A quadratic form is defined as a polynomial expression in which each component term has a uniform degree.

Here are some examples:

6x^{2} - 2xy + 3y^{2} \quad \text{is a quadratic form in 2 variables.} \\ x^{2} + 2xy + 4xz + 2yz + y^{2} + z^{2} \quad \text{is a quadratic form in 3 variables.}

It would be useful to determine the sign definiteness so we can make statements concerning the optimum value of the function as to whether it is a minimum or a maximum.

More generally, a quadratic form in $n$ variables $(x_{1},x_{2},\ldots ,x_{n})$ can be written as $\mathbf{x}^{\prime}\mathbf{A}\mathbf{x}$ where

$\mathbf{x}^{\prime}$ is a row vector $[x_{1},x_{2},\dots,x_{n}]$ and
$\mathbf{A}$ is an $n\times n$ matrix of scalar elements.

To see this more clearly, let

A = \begin{bmatrix} 2 & 1 \\ 1 & 3 \end{bmatrix}

Then the quadratic form is:

\begin{aligned} Q(x, y) &= \begin{bmatrix} x & y \end{bmatrix} \begin{bmatrix} 2 & 1 \\ 1 & 3 \end{bmatrix} \begin{bmatrix} x \\ y \end{bmatrix} \\ &= \begin{bmatrix} 2x + y & x + 3y \end{bmatrix} \begin{bmatrix} x \\ y \end{bmatrix} \\ &= (2x + y)x + (x + 3y)y \\ &= 2x^2 + 2xy + 3y^2 \end{aligned}

Furthermore, completing the square gives:

\begin{aligned} Q(x, y) &= 2x^2 + 2xy + 3y^2 = 2(x^2 + xy) + 3y^2 \\ &= 2\left(x + \frac{y}{2}\right)^2 - \frac{1}{2}y^2 + 3y^2 = 2\left(x + \frac{y}{2}\right)^2 + \frac{5}{2}y^2 \end{aligned}

Since both squared terms have positive coefficients, $Q(x, y) > 0$ for all $(x, y) \neq (0, 0)$ , the quadratic form is positive definite.

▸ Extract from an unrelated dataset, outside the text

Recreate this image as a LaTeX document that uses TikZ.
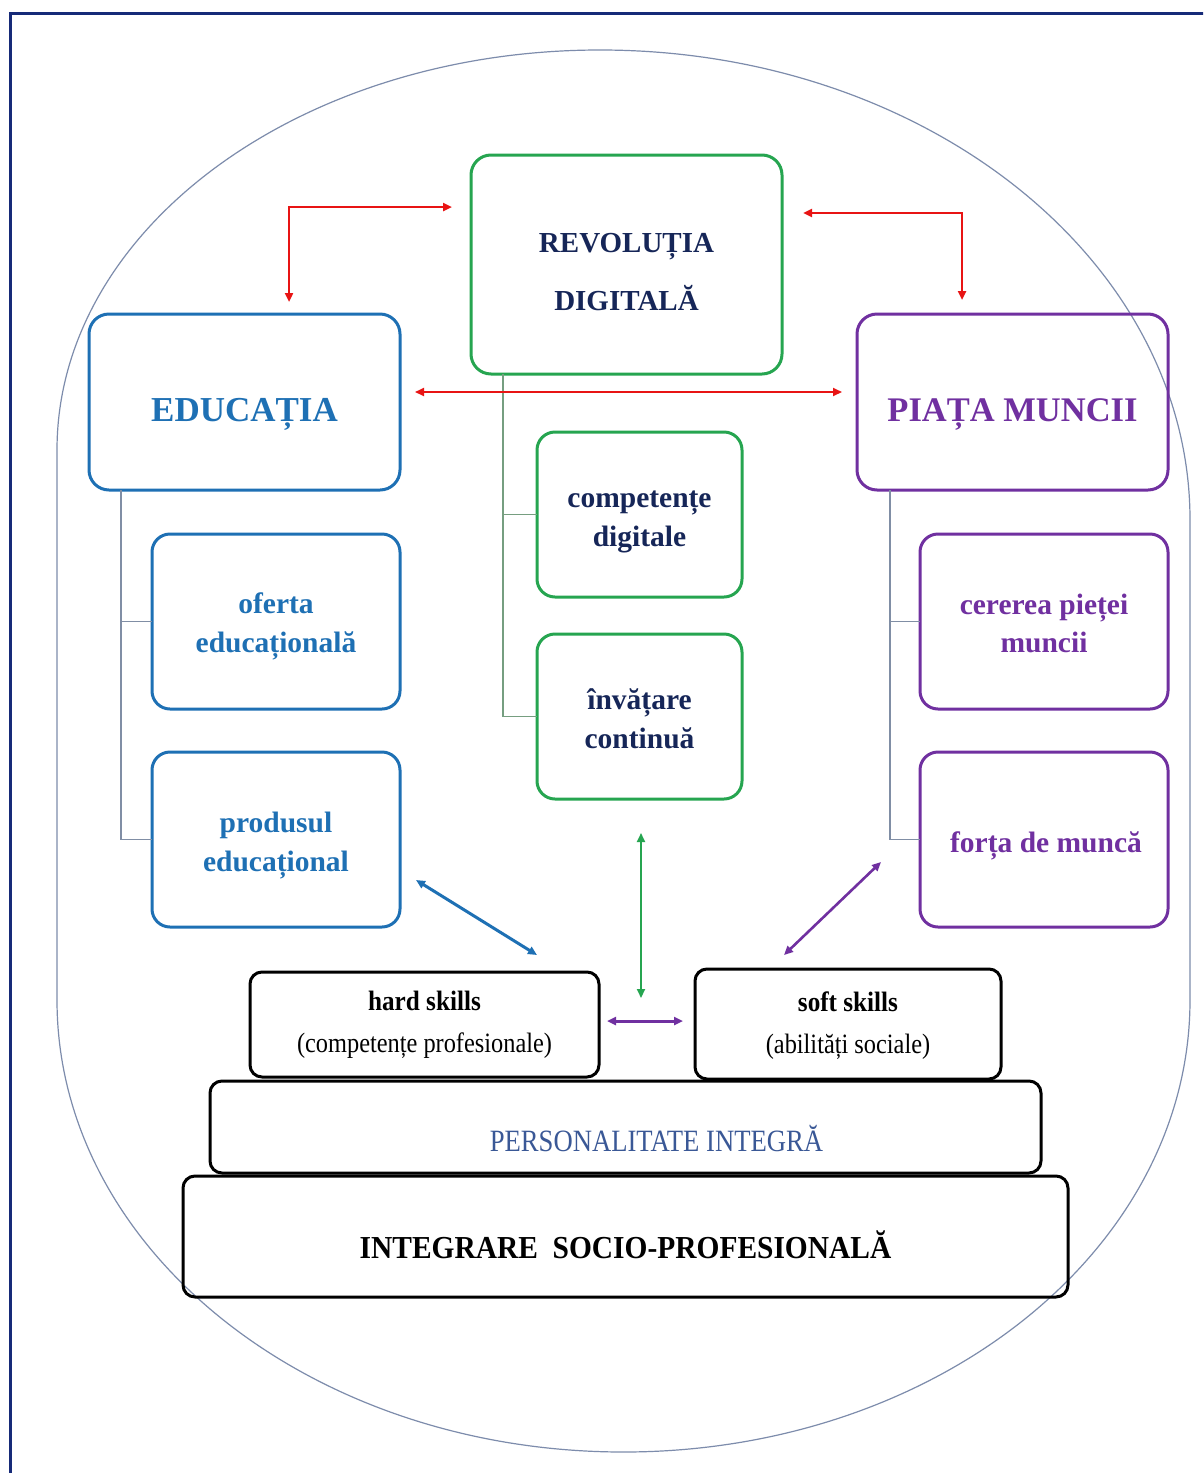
\documentclass[tikz,border=0pt]{standalone}
\usepackage{fontspec}
\setmainfont{Liberation Serif}
\usetikzlibrary{calc,arrows.meta}

\definecolor{frameblue}{RGB}{22,42,120}
\definecolor{rimgray}{RGB}{125,140,172}
\definecolor{revgreen}{RGB}{38,165,80}
\definecolor{navytext}{RGB}{22,38,88}
\definecolor{edublue}{RGB}{30,112,180}
\definecolor{mpurple}{RGB}{112,48,160}
\definecolor{arrowred}{RGB}{232,20,20}
\definecolor{treegray}{RGB}{128,142,165}
\definecolor{treegreen}{RGB}{118,158,128}
\definecolor{persblue}{RGB}{58,88,150}

\tikzset{
  box/.style={draw, line width=3pt, rounded corners=20pt, inner sep=0pt, outer sep=0pt},
  topbox/.style={box, minimum width=311pt},
  subbox/.style={box, rounded corners=18pt, minimum width=248pt, minimum height=175pt},
  midbox/.style={box, rounded corners=18pt, draw=revgreen, minimum width=205pt, minimum height=165pt},
  basebox/.style={box, draw=black, rounded corners=12pt},
  lbl/.style={inner sep=0pt, align=center},
  sublbl/.style={lbl, font=\bfseries\fontsize{29.5}{38.5}\selectfont},
  midlbl/.style={lbl, text=navytext, font=\bfseries\fontsize{29.5}{39}\selectfont},
  skilllbl/.style={lbl, font=\fontsize{28}{42}\selectfont},
  tree/.style={line width=1.2pt},
  link/.style={line width=2.6pt, {Triangle[length=9pt,width=8pt]}-{Triangle[length=9pt,width=8pt]}},
}

\begin{document}
\begin{tikzpicture}[x=1pt,y=-1pt]
\useasboundingbox (0,0) rectangle (1203,1473);
\clip (0,0) rectangle (1203,1473);
\fill[white] (0,0) rectangle (1203,1473);

% page frame (only its top and left edges fall on the page)
\draw[frameblue, line width=3pt] (10,1490) -- (10,13) -- (1220,13);

% large rounded outline around the whole scheme
\draw[rimgray, line width=1.2pt]
  (57,450) arc[start angle=180, end angle=270, x radius=543, y radius=400]
           arc[start angle=270, end angle=360, x radius=590, y radius=470]
  -- (1190,1000)
           arc[start angle=0, end angle=180, x radius=566.5, y radius=452]
  -- cycle;

% main pillars
\node[topbox, draw=revgreen, minimum height=219pt] (rev) at (626.5,264.5) {};
\node[lbl, text=navytext, font=\bfseries\fontsize{29}{58}\selectfont] (revtxt)
  at ($(rev.center)+(0,8)$) {REVOLUȚIA\\DIGITALĂ};
\node[topbox, draw=edublue, minimum height=176pt] (edu) at (244.5,402) {};
\node[lbl, text=edublue, font=\bfseries\fontsize{35}{40}\selectfont] (edutxt)
  at ($(edu.center)+(0,12)$) {EDUCAȚIA};
\node[topbox, draw=mpurple, minimum height=176pt] (piata) at (1012.5,402) {};
\node[lbl, text=mpurple, font=\bfseries\fontsize{34.5}{40}\selectfont] (piatatxt)
  at ($(piata.center)+(0,12)$) {PIAȚA MUNCII};

% sub-items
\node[subbox, draw=edublue] (ofer) at (276,621.5) {};
\node[sublbl, text=edublue] (ofertxt) at ($(ofer.center)+(0,5)$) {oferta\\educațională};
\node[subbox, draw=edublue] (prod) at (276,839.5) {};
\node[sublbl, text=edublue] (prodtxt) at ($(prod.center)+(0,6)$) {produsul\\educațional};
\node[subbox, draw=mpurple] (cer) at (1044,621.5) {};
\node[sublbl, text=mpurple] (certxt) at ($(cer.center)+(0,2)$) {cererea pieței\\muncii};
\node[subbox, draw=mpurple] (forta) at (1044,839.5) {};
\node[sublbl, text=mpurple] (fortatxt) at ($(forta.center)+(2,6)$) {forța de muncă};
\node[midbox] (comp) at (639.5,514.5) {};
\node[midlbl] (comptxt) at ($(comp.center)+(0,7)$) {competențe\\digitale};
\node[midbox] (inv) at (639.5,716.5) {};
\node[midlbl] (invtxt) at ($(inv.center)+(0,2)$) {învățare\\continuă};

% skills
\node[basebox, minimum width=349pt, minimum height=105pt] (hard) at (424.5,1024.5) {};
\node[skilllbl] (hardtxt) at (hard.center)
  {{\bfseries\scalebox{.9}[1]{hard skills}}\\\scalebox{.87}[1]{(competențe profesionale)}};
\node[basebox, minimum width=306pt, minimum height=110pt] (soft) at (848,1024) {};
\node[skilllbl] (softtxt) at ($(soft.center)+(0,2)$)
  {{\bfseries\scalebox{.9}[1]{soft skills}}\\\scalebox{.87}[1]{(abilități sociale)}};

% foundation layers
\node[basebox, minimum width=831pt, minimum height=92pt] (pers) at (625.5,1127) {};
\node[lbl, text=persblue, font=\fontsize{31}{36}\selectfont] (perstext)
  at ($(pers.center)+(31,12)$) {\scalebox{.86}[1]{PERSONALITATE INTEGRĂ}};
\node[basebox, minimum width=885pt, minimum height=121pt] (integ) at (625.5,1236.5) {};
\node[lbl, font=\bfseries\fontsize{32}{36}\selectfont] (integtxt)
  at ($(integ.center)+(0,8)$) {\scalebox{.92}[1]{INTEGRARE\ \ SOCIO-PROFESIONALĂ}};

% hierarchy lines
\draw[tree, treegray] ($(edu.south west)+(32,0)$) |- (ofer.west);
\draw[tree, treegray] ($(edu.south west)+(32,0)$) |- (prod.west);
\draw[tree, treegreen] ($(rev.south west)+(32,0)$) |- (comp.west);
\draw[tree, treegreen] ($(rev.south west)+(32,0)$) |- (inv.west);
\draw[tree, treegray] ($(piata.south west)+(33,0)$) |- (cer.west);
\draw[tree, treegray] ($(piata.south west)+(33,0)$) |- (forta.west);

% red links between the three pillars
\draw[link, arrowred] ($(edu.north west)+(200,-12)$) |- ($(rev.west)+(-19,-57.5)$);
\draw[link, arrowred] ($(rev.east)+(21,-51.5)$) -| ($(piata.north west)+(105,-14)$);
\draw[link, arrowred, line width=2pt] ($(edu.east)+(15,-10)$) -- ($(piata.west)+(-15,-10)$);

% links towards the skills
\draw[link, edublue, line width=3pt] ($(prod.east)+(16,40.5)$) -- ($(hard.north)+(112.5,-17)$);
\draw[link, revgreen, line width=2pt] ($(inv.south)+(1.5,34)$) -- ($(inv.south)+(1.5,199)$);
\draw[link, mpurple] ($(forta.west)+(-39,22.5)$) -- ($(soft.north)+(-64,-14)$);
\draw[link, mpurple, line width=3pt] ($(hard.east)+(8,-3.5)$) -- ($(soft.west)+(-12,-3)$);
\end{tikzpicture}
\end{document}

Sign Definiteness of Quadratic Form

A quadratic form is said to be:

Positive definite if $\mathbf{x}^{\prime}\mathbf{A}\mathbf{x} > 0$ for all $\mathbf{x} \neq \mathbf{0}$ .
Positive semi‑definite if $\mathbf{x}^{\prime}\mathbf{A}\mathbf{x} \geq 0$ and $\exists \mathbf{x} \neq \mathbf{0}$ such that $\mathbf{x}^{\prime}\mathbf{A}\mathbf{x} = 0$ .
Negative definite if $\mathbf{x}^{\prime}\mathbf{A}\mathbf{x} < 0$ for all $\mathbf{x} \neq \mathbf{0}$ .
Negative semi‑definite if $\mathbf{x}^{\prime}\mathbf{A}\mathbf{x} \leq 0$ and $\exists \mathbf{x} \neq \mathbf{0}$ such that $\mathbf{x}^{\prime}\mathbf{A}\mathbf{x} = 0$ .
Sign indefinite if it takes both positive and negative values.

Quadratic forms are used in many areas such as:

Optimization: To determine if a critical point is a minimum, maximum, or saddle point (via the Hessian matrix).
Geometry: Describing conic sections (ellipses, hyperbolas) and quadric surfaces.
Physics: Representing energy functions (e.g., kinetic energy in mechanics).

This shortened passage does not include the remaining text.